## STORED DATA
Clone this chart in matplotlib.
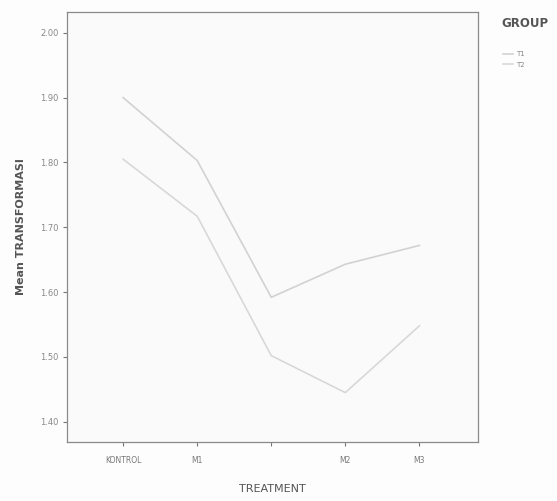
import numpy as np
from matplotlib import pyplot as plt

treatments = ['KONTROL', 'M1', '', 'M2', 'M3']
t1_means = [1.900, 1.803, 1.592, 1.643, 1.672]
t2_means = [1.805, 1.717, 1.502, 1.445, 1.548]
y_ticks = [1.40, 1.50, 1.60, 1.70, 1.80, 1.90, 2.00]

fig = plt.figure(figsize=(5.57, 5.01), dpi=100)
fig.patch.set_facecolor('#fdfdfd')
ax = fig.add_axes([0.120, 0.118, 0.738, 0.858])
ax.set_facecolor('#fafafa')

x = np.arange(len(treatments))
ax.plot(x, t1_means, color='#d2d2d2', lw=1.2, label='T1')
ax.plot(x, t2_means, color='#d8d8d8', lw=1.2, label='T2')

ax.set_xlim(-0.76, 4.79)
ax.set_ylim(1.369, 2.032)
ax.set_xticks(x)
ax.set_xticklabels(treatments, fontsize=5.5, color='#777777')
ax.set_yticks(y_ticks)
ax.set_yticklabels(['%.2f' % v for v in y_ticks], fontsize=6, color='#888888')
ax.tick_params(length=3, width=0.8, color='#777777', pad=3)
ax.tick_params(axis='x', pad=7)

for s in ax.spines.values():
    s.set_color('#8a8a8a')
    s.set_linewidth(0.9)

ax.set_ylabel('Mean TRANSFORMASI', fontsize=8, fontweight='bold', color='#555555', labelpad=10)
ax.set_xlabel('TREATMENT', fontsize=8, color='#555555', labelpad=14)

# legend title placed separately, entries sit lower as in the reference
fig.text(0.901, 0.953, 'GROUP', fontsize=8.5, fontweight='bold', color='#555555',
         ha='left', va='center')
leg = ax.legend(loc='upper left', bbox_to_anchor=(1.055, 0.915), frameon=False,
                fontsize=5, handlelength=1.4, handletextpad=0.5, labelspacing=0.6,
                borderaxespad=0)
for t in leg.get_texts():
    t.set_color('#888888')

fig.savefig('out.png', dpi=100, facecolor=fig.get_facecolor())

## EXERCISE
Go through the listing above and write it all out exactly, leaving out any picture.

## ANSWER TO THE EXERCISE
Clone this chart in matplotlib.
import numpy as np
from matplotlib import pyplot as plt

treatments = ['KONTROL', 'M1', '', 'M2', 'M3']
t1_means = [1.900, 1.803, 1.592, 1.643, 1.672]
t2_means = [1.805, 1.717, 1.502, 1.445, 1.548]
y_ticks = [1.40, 1.50, 1.60, 1.70, 1.80, 1.90, 2.00]

fig = plt.figure(figsize=(5.57, 5.01), dpi=100)
fig.patch.set_facecolor('#fdfdfd')
ax = fig.add_axes([0.120, 0.118, 0.738, 0.858])
ax.set_facecolor('#fafafa')

x = np.arange(len(treatments))
ax.plot(x, t1_means, color='#d2d2d2', lw=1.2, label='T1')
ax.plot(x, t2_means, color='#d8d8d8', lw=1.2, label='T2')

ax.set_xlim(-0.76, 4.79)
ax.set_ylim(1.369, 2.032)
ax.set_xticks(x)
ax.set_xticklabels(treatments, fontsize=5.5, color='#777777')
ax.set_yticks(y_ticks)
ax.set_yticklabels(['%.2f' % v for v in y_ticks], fontsize=6, color='#888888')
ax.tick_params(length=3, width=0.8, color='#777777', pad=3)
ax.tick_params(axis='x', pad=7)

for s in ax.spines.values():
    s.set_color('#8a8a8a')
    s.set_linewidth(0.9)

ax.set_ylabel('Mean TRANSFORMASI', fontsize=8, fontweight='bold', color='#555555', labelpad=10)
ax.set_xlabel('TREATMENT', fontsize=8, color='#555555', labelpad=14)

# legend title placed separately, entries sit lower as in the reference
fig.text(0.901, 0.953, 'GROUP', fontsize=8.5, fontweight='bold', color='#555555',
         ha='left', va='center')
leg = ax.legend(loc='upper left', bbox_to_anchor=(1.055, 0.915), frameon=False,
                fontsize=5, handlelength=1.4, handletextpad=0.5, labelspacing=0.6,
                borderaxespad=0)
for t in leg.get_texts():
    t.set_color('#888888')

fig.savefig('out.png', dpi=100, facecolor=fig.get_facecolor())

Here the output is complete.